#### Description of the task
From the first line of the data down to and including the line with "(0,0) rectangle (1426,1062);", copy everything exactly, leaving out pictures.

:: Source data

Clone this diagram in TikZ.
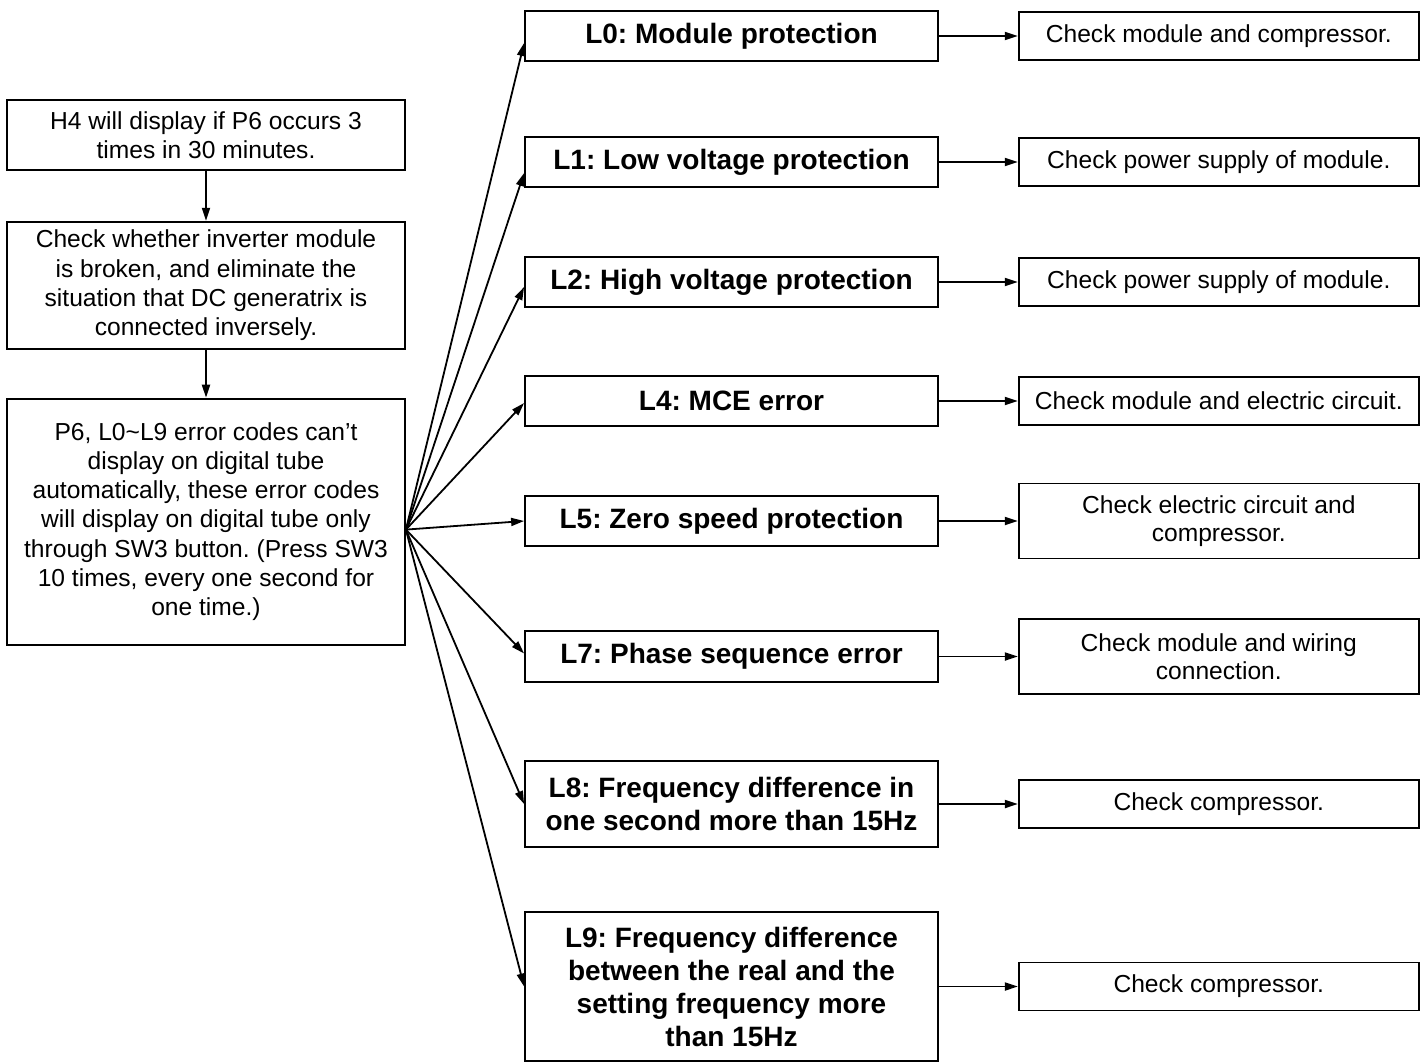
\documentclass[tikz,border=0pt]{standalone}
\usepackage{fontspec}
\setmainfont{Liberation Sans}
\usepackage{tikz}
\usetikzlibrary{arrows.meta,positioning}
\tikzset{
    stepbox/.style={draw, align=center, inner sep=2pt, minimum width=199pt,
        font=\fontsize{12.3}{14.6}\selectfont},
    errbox/.style={draw, align=center, inner sep=2pt, minimum width=206.5pt,
        minimum height=25pt, font=\fontsize{14}{16.5}\selectfont\bfseries},
    fixbox/.style={draw, align=center, inner sep=2pt, minimum width=200pt,
        minimum height=24pt, font=\fontsize{12.3}{14}\selectfont},
    flowarrow/.style={-{Triangle[length=6.5pt,width=4pt]}}
}

\begin{document}
\frenchspacing
\begin{tikzpicture}[x=0.5pt, y=-0.5pt, line width=0.9pt, node distance=25pt and 39.5pt]
        \useasboundingbox (0,0) rectangle (1426,1062);

        % left column
        \node[stepbox, minimum height=35pt] (h4) at (206,135)
            {H4 will display if P6 occurs 3\\times in 30 minutes.};
        \node[stepbox, minimum height=63.5pt, below=of h4] (inverter)
            {Check whether inverter module\\is broken, and eliminate the\\situation that DC generatrix is\\connected inversely.};
        \node[stepbox, minimum height=123pt, below=24pt of inverter] (codes)
            {P6, L0\textasciitilde L9 error codes can’t\\display on digital tube\\automatically, these error codes\\will display on digital tube only\\through SW3 button. (Press SW3\\10 times, every one second for\\one time.)};
        \coordinate (fan) at ([yshift=-4pt]codes.east);

        % error codes
        \node[errbox] (err0) at (731.5,36) {L0: Module protection};
        \node[errbox] (err1) at (731.5,162) {L1: Low voltage protection};
        \node[errbox] (err2) at (731.5,282) {L2: High voltage protection};
        \node[errbox] (err4) at (731.5,401) {L4: MCE error};
        \node[errbox] (err5) at (731.5,521) {L5: Zero speed protection};
        \node[errbox, minimum height=25.5pt] (err7) at (731.5,656.5) {L7: Phase sequence error};
        \node[errbox, minimum height=43pt] (err8) at (731.5,804)
            {L8: Frequency difference in\\one second more than 15Hz};
        \node[errbox, minimum height=74.5pt] (err9) at (731.5,986.5)
            {L9: Frequency difference\\between the real and the\\setting frequency more\\than 15Hz};

        % what to check
        \node[fixbox, right=of err0] (fix0) {Check module and compressor.};
        \node[fixbox, right=of err1] (fix1) {Check power supply of module.};
        \node[fixbox, right=of err2] (fix2) {Check power supply of module.};
        \node[fixbox, right=of err4] (fix4) {Check module and electric circuit.};
        \node[fixbox, minimum height=37.5pt, right=of err5] (fix5)
            {Check electric circuit and\\compressor.};
        \node[fixbox, minimum height=37.5pt, right=of err7] (fix7)
            {Check module and wiring\\connection.};
        \node[fixbox, right=of err8] (fix8) {Check compressor.};
        \node[fixbox, right=of err9] (fix9) {Check compressor.};

        \draw[flowarrow] (h4) -- (inverter);
        \draw[flowarrow] (inverter) -- (codes);
        \foreach \e/\s in {0/-3.5pt, 1/-5.5pt, 2/-2.5pt, 4/-1pt, 5/0pt, 7/1.5pt, 8/0pt, 9/0pt}
            \draw[flowarrow] (fan) -- ([yshift=\s]err\e.west);
        \foreach \e in {0,1,2,4,5,7,8,9}
            \draw[flowarrow] (err\e) -- (fix\e);
    \end{tikzpicture}
\end{document}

::::

#### Correct result
Clone this diagram in TikZ.
\documentclass[tikz,border=0pt]{standalone}
\usepackage{fontspec}
\setmainfont{Liberation Sans}
\usepackage{tikz}
\usetikzlibrary{arrows.meta,positioning}
\tikzset{
    stepbox/.style={draw, align=center, inner sep=2pt, minimum width=199pt,
        font=\fontsize{12.3}{14.6}\selectfont},
    errbox/.style={draw, align=center, inner sep=2pt, minimum width=206.5pt,
        minimum height=25pt, font=\fontsize{14}{16.5}\selectfont\bfseries},
    fixbox/.style={draw, align=center, inner sep=2pt, minimum width=200pt,
        minimum height=24pt, font=\fontsize{12.3}{14}\selectfont},
    flowarrow/.style={-{Triangle[length=6.5pt,width=4pt]}}
}

\begin{document}
\frenchspacing
\begin{tikzpicture}[x=0.5pt, y=-0.5pt, line width=0.9pt, node distance=25pt and 39.5pt]
        \useasboundingbox (0,0) rectangle (1426,1062);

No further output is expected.